É o que acontece no futebol europeu: o Barcelona já foi punido por conta disso e o Milan está excluído de torneios intercontinentais por infringir as normativas de lá. Na França existe já esta regra há muito tempo: os clubes não podem terminar o ano “no vermelho”. Era inclusive uma explicação do porquê o futebol francês não ser tão badalado quanto o dos vizinhos Espanha, Alemanha e Inglaterra. Isso mudou com a entrada de investidores estrangeiros, por exemplo, árabes no Paris e russos no Mônaco.
Ingênuo pensar que boa conduta financeira é apenas não gastar mais do que se arrecada e apenas isso. Vai além. O “fair-play” financeiro, a prazo, fará com que os clubes otimizem os seus gastos e priorizem alguns setores, não apenas para os resultados dentro de campo, mas sim resultados organizacionais que proporcionem um alicerce sustentável para a existência do clube futuramente. Favorecerá o desenvolvimento dos seus colaboradores e os seus recursos internos. Com o tempo e com as restrições de orçamento, estabelecerá identidade e cultura de trabalho na instituição, que passará a recorrer mais às categorias formativas. Com o passar dos anos, estes jogadores da base subirão ao plantel principal com esta filosofia e com esta identidade de trabalho. Um bom futebol: sem constantes trocas de treinadores e contratos de poucos meses com futebolistas.
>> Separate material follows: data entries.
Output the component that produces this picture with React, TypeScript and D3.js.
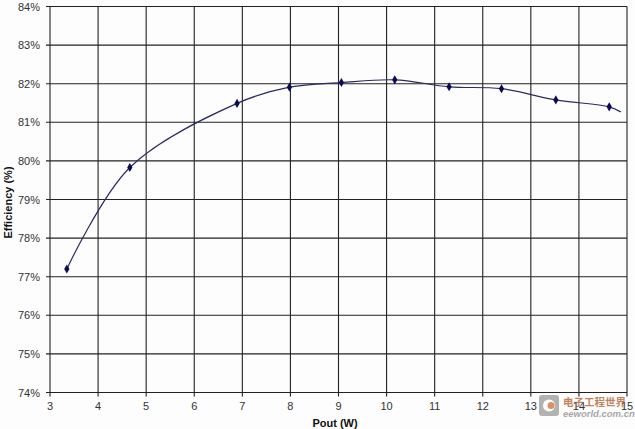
import React from "react";
import * as d3 from "d3";

const poutW = [3.35, 4.66, 6.89, 7.98, 9.06, 10.17, 11.3, 12.39, 13.52, 14.63];
const efficiencyPct = [77.2, 79.83, 81.49, 81.91, 82.03, 82.1, 81.92, 81.87, 81.58, 81.4];
const tailX = [14.87];
const tailY = [81.27];
const xTicks = [3, 4, 5, 6, 7, 8, 9, 10, 11, 12, 13, 14, 15];
const yTicks = [74, 75, 76, 77, 78, 79, 80, 81, 82, 83, 84];

const W = 635;
const H = 429;
const left = 50;
const right = 627;
const top = 6.5;
const bottom = 392.5;

export default function App() {
  const x = d3.scaleLinear().domain([3, 15]).range([left, right]);
  const y = d3.scaleLinear().domain([74, 84]).range([bottom, top]);
  const pts: [number, number][] = poutW.map((v, i) => [v, efficiencyPct[i]]);
  const linePts = pts.concat(tailX.map((v, i) => [v, tailY[i]] as [number, number]));
  const line = d3
    .line<[number, number]>()
    .x((d) => x(d[0]))
    .y((d) => y(d[1]))
    .curve(d3.curveCatmullRom.alpha(0.5));
  const font = "'Liberation Sans', Arial, sans-serif";
  return (
    <svg width={W} height={H} style={{ position: "absolute", left: 0, top: 0, background: "#fff" }} fontFamily={font}>
      <rect x={0} y={0} width={W} height={H} fill="#fdfdfd" />
      {xTicks.map((t) => (
        <g key={"x" + t}>
          <line x1={x(t)} x2={x(t)} y1={top} y2={bottom + 4} stroke="#222" strokeWidth={1.1} />
          <text x={x(t)} y={410} textAnchor="middle" fontSize={11} fill="#333">
            {t}
          </text>
        </g>
      ))}
      {yTicks.map((t) => (
        <g key={"y" + t}>
          <line x1={left - 4} x2={right} y1={y(t)} y2={y(t)} stroke="#222" strokeWidth={1.1} />
          <text x={40} y={y(t) + 4} textAnchor="end" fontSize={11} fill="#333">
            {t}%
          </text>
        </g>
      ))}
      <path d={line(linePts) || ""} fill="none" stroke="#2a2a66" strokeWidth={1.2} />
      {pts.map((d, i) => (
        <path
          key={"m" + i}
          d={d3.symbol(d3.symbolDiamond, 24)() || ""}
          transform={`translate(${x(d[0])},${y(d[1])})`}
          fill="#0a0a55"
        />
      ))}
      <text x={335} y={427} textAnchor="middle" fontSize={11} fontWeight="bold" fill="#111">
        Pout (W)
      </text>
      <text
        transform={`translate(12,${(top + bottom) / 2 + 3}) rotate(-90)`}
        textAnchor="middle"
        fontSize={11}
        fontWeight="bold"
        fill="#111"
      >
        Efficiency (%)
      </text>
      <g opacity={0.75}>
        <rect x={539} y={395} width={20} height={21} rx={3} fill="#9a9a9a" />
        <circle cx={549} cy={405.5} r={6} fill="#fff" />
        <circle cx={551} cy={405.5} r={3.5} fill="#d07030" />
        <text x={563} y={406} fontSize={10.5} fill="#b05a2a" fontFamily="'Noto Sans CJK SC', sans-serif" fontWeight="bold">
          电子工程世界
        </text>
        <text x={563} y={417} fontSize={9.5} fill="#8a8a8a" fontStyle="italic" fontWeight="bold">
          eeworld.com.cn
        </text>
      </g>
    </svg>
  );
}
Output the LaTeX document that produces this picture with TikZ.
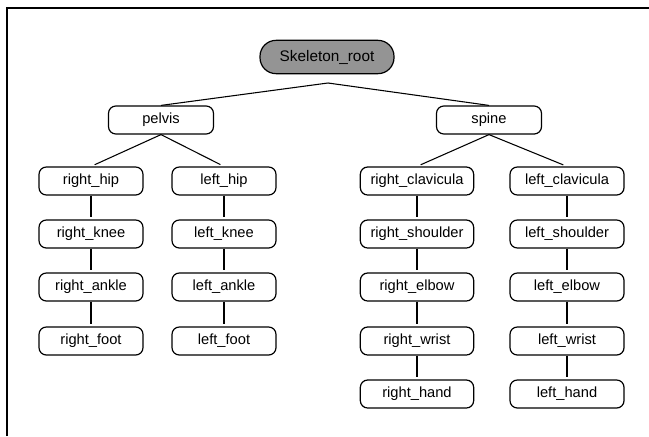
\documentclass[tikz,border=0pt]{standalone}
\usepackage{fontspec}
\setmainfont{Liberation Sans}
\begin{document}
\begin{tikzpicture}[x=0.75pt,y=-0.75pt,
  box/.style={draw=black,line width=0.9pt,rounded corners=5.5pt,minimum height=21pt,inner sep=0pt,
    font=\fontsize{11}{13}\selectfont},
  rootbox/.style={draw=black,line width=0.9pt,rounded corners=12pt,fill=black!42,minimum width=100.5pt,minimum height=25pt,inner sep=0pt,
    font=\fontsize{11.5}{13}\selectfont},
  link/.style={line width=0.8pt,shorten >=3pt}]
\useasboundingbox (0,0) rectangle (649,436);
\draw[line width=1pt] (7,436) -- (7,8) -- (649,8);
% root
\node[rootbox] (root) at (327,57) {Skeleton\_root};
\coordinate (rj) at (328,83);
\node[box,minimum width=78.75pt] (pelvis) at (161,120) {pelvis};
\node[box,minimum width=78.75pt] (spine) at (489,120) {spine};
% legs
\node[box,minimum width=78pt] (rhip) at (91,181) {right\_hip};
\node[box,minimum width=78pt] (rknee) at (91,234) {right\_knee};
\node[box,minimum width=78pt] (rankle) at (91,287) {right\_ankle};
\node[box,minimum width=78pt] (rfoot) at (91,341) {right\_foot};
\node[box,minimum width=78pt] (lhip) at (224,181) {left\_hip};
\node[box,minimum width=78pt] (lknee) at (224,234) {left\_knee};
\node[box,minimum width=78pt] (lankle) at (224,287) {left\_ankle};
\node[box,minimum width=78pt] (lfoot) at (224,341) {left\_foot};
% arms
\node[box,minimum width=85pt] (rclav) at (417,181) {right\_clavicula};
\node[box,minimum width=85pt] (rshould) at (417,234) {right\_shoulder};
\node[box,minimum width=85pt] (relbow) at (417,287) {right\_elbow};
\node[box,minimum width=85pt] (rwrist) at (417,341) {right\_wrist};
\node[box,minimum width=85pt] (rhand) at (417,394) {right\_hand};
\node[box,minimum width=85.5pt] (lclav) at (567,181) {left\_clavicula};
\node[box,minimum width=85.5pt] (lshould) at (567,234) {left\_shoulder};
\node[box,minimum width=85.5pt] (lelbow) at (567,287) {left\_elbow};
\node[box,minimum width=85.5pt] (lwrist) at (567,341) {left\_wrist};
\node[box,minimum width=85.5pt] (lhand) at (567,394) {left\_hand};
% connectors
\draw[link,shorten >=0pt] (rj) -- (pelvis.north);
\draw[link,shorten >=0pt] (rj) -- (spine.north);
\draw[link] (pelvis.south) -- (rhip.north);
\draw[link] (pelvis.south) -- (lhip.north);
\draw[link] (spine.south) -- (rclav.north);
\draw[link] (spine.south) -- (lclav.north);
\foreach \a/\b in {rhip/rknee,rknee/rankle,rankle/rfoot,lhip/lknee,lknee/lankle,lankle/lfoot,
  rclav/rshould,rshould/relbow,relbow/rwrist,rwrist/rhand,lclav/lshould,lshould/lelbow,lelbow/lwrist,lwrist/lhand}
  \draw[link,shorten >=2pt] (\a.south) -- (\b.north);
\end{tikzpicture}
\end{document}
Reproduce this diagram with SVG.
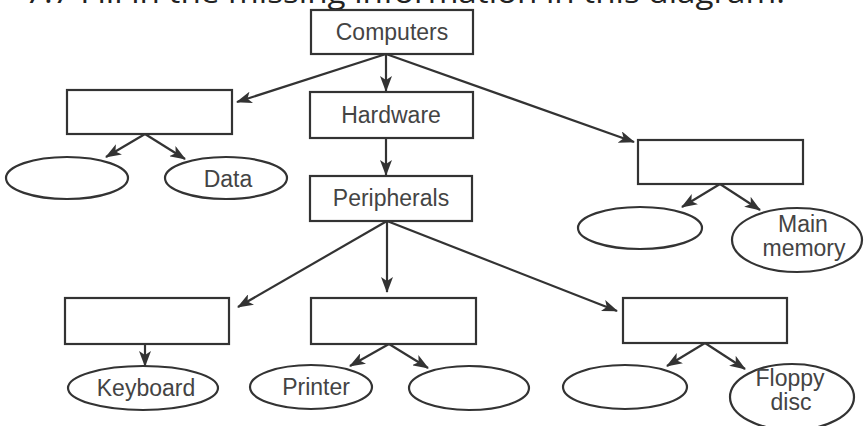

Nessa linha de pensamento, o profissionalismo será valorizado, o cumprimento de metas, a gestão em torno do ambiente do mercado, o trabalho com vistas ao seu público-alvo (sua torcida) e não para grupos de influência internos, que valorizam quem põe mais dinheiro uma vez que as contas não fecham, já que são necessários os resultados esportivos. Custe o que custar. Essa lógica equivocada do “custe o que custar” compromete obviamente as finanças dos clubes e geram mais desavenças organizacionais que afastam quaisquer lampejos de profissionalismo. Exemplos dessa falta de gestão no futebol do Brasil são vários e afetam grandes instituições.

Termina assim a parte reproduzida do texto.